Computer Time vs. Creativity Time


Computer Time vs. Creativity Time

This image was created in 2012 with the Gravitarium+ app

Have you noticed the increase in apps that stimulate, encourage, and support thinking skills? They are advertised on tv and pop up when you’re playing a favorite game on your iPad. There seems to be an endless supply of variations on this theme.

These games are designed to introduce new ways of thinking in a fun format. To be effective, programmers must draw on the way we learn. There is always a short tutorial introducing the basics at the beginning. The first challenges are simple and they lay the foundation for more complex puzzles to come.

You get where I’m going with this… mastering a new computer game is very similar to beginning a new creative endeavor.

On a recent Facetime call I was helping someone who was just learning to knit. Of course it is still easier and more effective to demonstrate in person, but it struck me how much technology has opened up so many possibilities for learning and communicating that were inconceivable to previous generations.  It also gave me pause to think that an individual who had grown up mastering one computer game after another, could be so frustrated with learning this skill.

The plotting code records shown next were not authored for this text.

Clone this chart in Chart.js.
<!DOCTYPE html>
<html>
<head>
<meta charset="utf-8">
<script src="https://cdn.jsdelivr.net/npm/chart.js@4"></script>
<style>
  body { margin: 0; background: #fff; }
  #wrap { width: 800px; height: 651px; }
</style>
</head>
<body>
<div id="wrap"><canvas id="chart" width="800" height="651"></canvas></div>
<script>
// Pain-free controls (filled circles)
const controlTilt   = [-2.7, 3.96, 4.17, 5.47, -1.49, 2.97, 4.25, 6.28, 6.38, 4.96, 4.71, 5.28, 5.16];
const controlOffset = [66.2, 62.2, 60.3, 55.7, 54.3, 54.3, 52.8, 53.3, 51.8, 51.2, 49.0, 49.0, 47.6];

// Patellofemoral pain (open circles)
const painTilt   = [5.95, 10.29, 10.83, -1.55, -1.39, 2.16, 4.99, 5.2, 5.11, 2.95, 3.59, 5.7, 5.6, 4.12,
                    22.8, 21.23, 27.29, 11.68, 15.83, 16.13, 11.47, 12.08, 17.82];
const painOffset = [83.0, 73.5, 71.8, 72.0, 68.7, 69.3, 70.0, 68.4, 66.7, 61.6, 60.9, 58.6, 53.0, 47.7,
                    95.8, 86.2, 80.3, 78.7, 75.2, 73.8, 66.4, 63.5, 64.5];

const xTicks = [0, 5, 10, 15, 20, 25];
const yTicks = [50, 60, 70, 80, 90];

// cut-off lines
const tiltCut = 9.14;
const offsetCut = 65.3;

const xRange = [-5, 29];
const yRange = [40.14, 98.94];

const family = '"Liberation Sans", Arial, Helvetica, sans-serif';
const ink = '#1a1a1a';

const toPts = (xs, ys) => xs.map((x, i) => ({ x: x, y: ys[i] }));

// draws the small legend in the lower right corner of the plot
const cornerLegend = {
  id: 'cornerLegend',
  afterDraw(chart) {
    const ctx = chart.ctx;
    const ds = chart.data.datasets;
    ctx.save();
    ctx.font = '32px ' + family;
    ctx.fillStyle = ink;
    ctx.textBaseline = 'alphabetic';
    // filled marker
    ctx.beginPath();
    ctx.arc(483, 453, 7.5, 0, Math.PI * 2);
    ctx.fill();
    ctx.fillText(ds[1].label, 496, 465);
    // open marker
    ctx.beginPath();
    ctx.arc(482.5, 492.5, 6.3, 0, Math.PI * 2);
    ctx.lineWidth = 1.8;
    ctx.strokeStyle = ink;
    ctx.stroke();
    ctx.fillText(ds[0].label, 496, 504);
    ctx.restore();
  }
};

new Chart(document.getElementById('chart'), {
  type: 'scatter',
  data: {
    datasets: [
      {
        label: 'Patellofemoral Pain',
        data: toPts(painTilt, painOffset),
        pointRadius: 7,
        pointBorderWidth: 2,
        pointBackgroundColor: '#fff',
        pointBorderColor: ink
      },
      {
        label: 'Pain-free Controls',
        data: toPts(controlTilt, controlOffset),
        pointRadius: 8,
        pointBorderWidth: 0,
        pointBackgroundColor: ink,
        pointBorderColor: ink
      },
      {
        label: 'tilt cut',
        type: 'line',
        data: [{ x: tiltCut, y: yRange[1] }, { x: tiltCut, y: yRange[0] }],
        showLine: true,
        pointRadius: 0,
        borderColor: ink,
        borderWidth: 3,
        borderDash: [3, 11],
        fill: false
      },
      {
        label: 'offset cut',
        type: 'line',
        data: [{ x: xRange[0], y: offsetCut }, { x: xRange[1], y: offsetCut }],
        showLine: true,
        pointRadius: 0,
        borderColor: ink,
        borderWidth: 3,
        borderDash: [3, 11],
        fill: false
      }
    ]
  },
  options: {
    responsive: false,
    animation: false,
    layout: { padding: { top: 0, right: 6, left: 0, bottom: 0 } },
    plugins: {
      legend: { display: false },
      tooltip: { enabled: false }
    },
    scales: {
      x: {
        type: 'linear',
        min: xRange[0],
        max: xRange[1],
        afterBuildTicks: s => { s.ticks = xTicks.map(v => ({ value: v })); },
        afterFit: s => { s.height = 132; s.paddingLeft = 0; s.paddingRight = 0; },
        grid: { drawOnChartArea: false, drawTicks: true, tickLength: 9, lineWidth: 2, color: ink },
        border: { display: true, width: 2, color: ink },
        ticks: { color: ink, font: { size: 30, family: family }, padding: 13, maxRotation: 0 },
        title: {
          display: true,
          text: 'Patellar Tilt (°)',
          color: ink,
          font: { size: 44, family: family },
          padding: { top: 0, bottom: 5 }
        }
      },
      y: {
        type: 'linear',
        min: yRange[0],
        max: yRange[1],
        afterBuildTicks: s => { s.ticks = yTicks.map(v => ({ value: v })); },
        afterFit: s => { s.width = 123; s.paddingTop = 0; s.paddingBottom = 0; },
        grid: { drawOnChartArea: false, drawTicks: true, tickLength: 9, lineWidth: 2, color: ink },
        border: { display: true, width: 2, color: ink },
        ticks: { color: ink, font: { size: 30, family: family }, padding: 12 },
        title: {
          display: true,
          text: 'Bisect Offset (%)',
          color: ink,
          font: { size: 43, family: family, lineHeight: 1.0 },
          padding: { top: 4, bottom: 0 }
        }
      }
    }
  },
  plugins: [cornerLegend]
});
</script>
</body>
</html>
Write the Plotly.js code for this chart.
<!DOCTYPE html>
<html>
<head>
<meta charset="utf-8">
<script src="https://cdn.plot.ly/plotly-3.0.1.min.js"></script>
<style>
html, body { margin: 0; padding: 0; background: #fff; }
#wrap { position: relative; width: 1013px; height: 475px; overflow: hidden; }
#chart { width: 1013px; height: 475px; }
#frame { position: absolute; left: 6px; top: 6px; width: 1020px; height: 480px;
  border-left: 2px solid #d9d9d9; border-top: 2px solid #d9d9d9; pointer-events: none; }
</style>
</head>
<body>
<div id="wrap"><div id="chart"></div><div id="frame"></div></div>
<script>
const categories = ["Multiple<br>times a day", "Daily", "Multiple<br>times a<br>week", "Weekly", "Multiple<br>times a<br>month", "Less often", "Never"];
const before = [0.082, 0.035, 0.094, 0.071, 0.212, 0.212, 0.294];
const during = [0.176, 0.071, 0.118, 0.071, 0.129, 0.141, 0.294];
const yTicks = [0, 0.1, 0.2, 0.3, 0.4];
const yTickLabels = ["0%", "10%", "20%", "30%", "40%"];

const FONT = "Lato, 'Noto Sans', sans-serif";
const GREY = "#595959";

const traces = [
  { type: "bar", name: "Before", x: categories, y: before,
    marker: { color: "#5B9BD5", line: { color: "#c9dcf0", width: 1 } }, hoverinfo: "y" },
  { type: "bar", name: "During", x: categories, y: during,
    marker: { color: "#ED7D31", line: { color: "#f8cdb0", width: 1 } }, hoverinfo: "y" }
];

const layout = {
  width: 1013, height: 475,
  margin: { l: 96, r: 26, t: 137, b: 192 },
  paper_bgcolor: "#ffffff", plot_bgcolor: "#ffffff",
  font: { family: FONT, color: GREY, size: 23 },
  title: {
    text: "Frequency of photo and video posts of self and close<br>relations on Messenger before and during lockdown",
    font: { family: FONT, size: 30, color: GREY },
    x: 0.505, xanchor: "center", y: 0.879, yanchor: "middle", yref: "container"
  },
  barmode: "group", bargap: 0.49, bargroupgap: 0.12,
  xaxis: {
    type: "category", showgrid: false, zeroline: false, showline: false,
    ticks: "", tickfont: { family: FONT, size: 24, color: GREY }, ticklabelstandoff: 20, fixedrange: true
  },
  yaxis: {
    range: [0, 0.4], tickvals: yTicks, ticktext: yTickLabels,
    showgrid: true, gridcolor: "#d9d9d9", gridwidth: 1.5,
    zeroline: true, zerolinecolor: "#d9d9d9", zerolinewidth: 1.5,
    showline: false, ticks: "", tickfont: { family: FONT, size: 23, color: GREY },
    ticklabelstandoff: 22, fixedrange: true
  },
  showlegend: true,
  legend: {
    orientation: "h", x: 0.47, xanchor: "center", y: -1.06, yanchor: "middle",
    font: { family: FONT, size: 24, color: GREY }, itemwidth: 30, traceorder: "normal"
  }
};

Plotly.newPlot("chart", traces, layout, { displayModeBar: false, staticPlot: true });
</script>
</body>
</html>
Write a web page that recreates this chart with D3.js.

The key to successfully embarking on a creative outlet is to give ourselves over to absorbing the basics, just as we obediently go through a game’s tutorial. We approach it with an expectation that we can learn how to navigate it. As the challenges gradually get more complex, we trust the groundwork that has been laid from the start.

But you say you don’t go through tutorials? Ok. If you know that about yourself, by now you also know that there may be future frustration and, for a time, you may miss a special function that could improve your success rate and even make the game more satisfying. Perhaps the joy of discovery along the way is energizing and, with this as your learning style, you’ve already proven you can problem solve, push through, and finish the game,… or the project.   

Let’s be as patient with ourselves in picking up the knitting needles, or any other instrument of creativity, as we are with sitting down to start a new computer game. I assure you the benefits are just as rewarding.